July 16, 1992|By John Carman | John Carman,San Francisco Chronicle

Delta Burke can spare us the awkwardness and describe her own image in the press: "Nut bitch," she says.

Ms. Burke bounced, or got bounced, out of "Designing Women" after public squabbles with her producers. Nowadays she says she's on speaking terms only with Meshach Taylor and Jean Smart among her former colleagues.

TV Guide recently profiled her as a modern showbiz incarnation of Lucrezia Borgia. Her husband, Gerald McRaney, fared no better.

And besides, let's face it, she's fat. A PBS show recently spoofed her as a Godzilla-type monster, devouring buildings as she ballooned and galumphed through city streets.

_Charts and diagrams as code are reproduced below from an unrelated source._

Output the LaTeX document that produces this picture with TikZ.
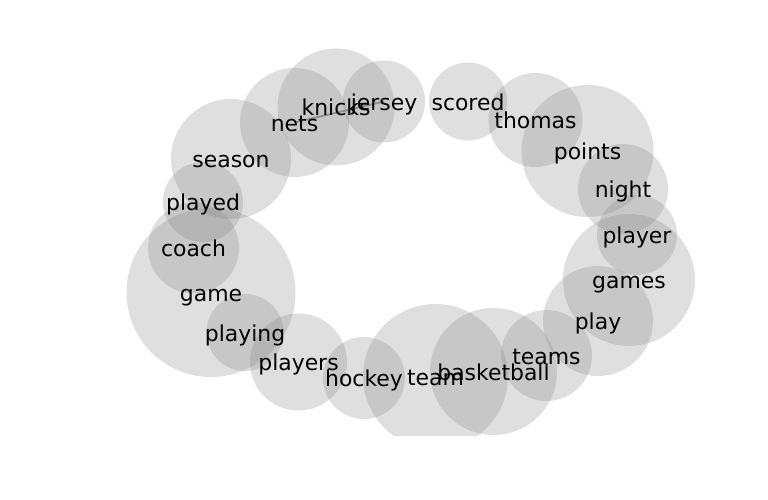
\documentclass[tikz,border=0pt]{standalone}
\usepackage{fontspec}
\usepackage{tikz}
\newfontfamily\wordfont{DejaVu Sans}
\definecolor{burbuja}{RGB}{128,128,128}
\definecolor{enlace}{RGB}{150,150,150}

\begin{document}
\begin{tikzpicture}[x=1bp, y=-1bp,
    bubble/.style={fill=burbuja, fill opacity=0.25},
    word/.style={font=\wordfont\fontsize{22}{26}\selectfont, inner sep=0pt, text=black,
      text height=16.7pt, text depth=5.2pt, yshift=-3bp}]
  \useasboundingbox (0,0) rectangle (768,500);
  % word / x / y / radius
  \def\bubbles{knicks/336/107/58.5, jersey/384/101.5/41, nets/294.5/122.5/54.5,
    scored/468/101.5/39, thomas/535.5/120/47, points/587.5/151/66,
    night/623/189/45, player/637/235/40, games/629/280/66, play/598/321/55,
    teams/546.5/355.5/45.5, basketball/493.5/371.5/63.5, team/435.5/376.5/72.5,
    hockey/364/378/41, players/298.5/362/48.5, playing/245/332.5/38.5,
    game/211/292.5/84.5, coach/193.5/248/45.5, played/203/202/40,
    season/231/159/60}
  \foreach \w/\x/\y/\r in \bubbles
    \coordinate (\w) at (\x,\y);
  \draw[enlace, line width=1.8bp] (nets) -- (jersey);
  \begin{scope}
    \clip (0,0) rectangle (768,435.5);
    \foreach \w/\x/\y/\r in \bubbles
      \fill[bubble] (\w) circle[radius=\r];
  \end{scope}
  \foreach \w/\x/\y/\r in \bubbles
    \node[word] (t-\w) at (\w) {\w};
\end{tikzpicture}
\end{document}
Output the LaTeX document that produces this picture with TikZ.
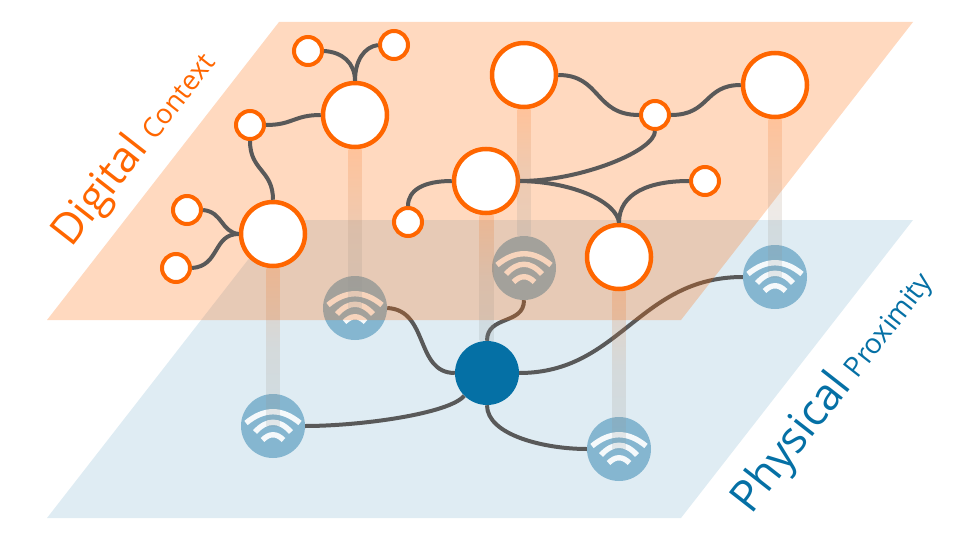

All of which makes Ms. Burke a hot commodity.

ABC, buoyed by its Roseanne Arnold experience, has signed Ms. Burke to co-produce and star in a fall sitcom called "Delta," airing on Thursday nights. She'll play a Nashville barmaid with country-western singing aspirations.

Notoriety, Ms. Burke told a crowded gathering of TV critics in Los Angeles this week, has advantages along with its pitfalls.

"It's real hard becoming famous," she said at first. "I mean, you go into this thinking, I want to be rich and famous. Had you known, you would just go for powerful and rich."

On the other hand, "the bad press put me where I am. I mean, I wouldn't be producing if it wasn't for the bad press. Well, it's true! So you have to look at the garbage and see, you know, it makes my life miserable but it has benefited my life in some ways."

Ms. Burke brought along her veteran co-producer, Barry Kemp, and new co-star Earl Holliman, both of whom swore roundly that Ms. Burke is a perfect joy to work with, a credit to her species and a regular Mother Teresa on the set.

But it was Ms. Burke, sitting between them who worked hardest to dispel her negative image.

"I think I'm a wonderful human being," she said. "I do not pull this prima donna stuff. I've never come on a set and said, 'I'm the star of this show.' . . . I never did that."

The only bit of mischief Ms. Burke owned up to was a touch of vindication that "Designing Women" suffered in the ratings last season without her.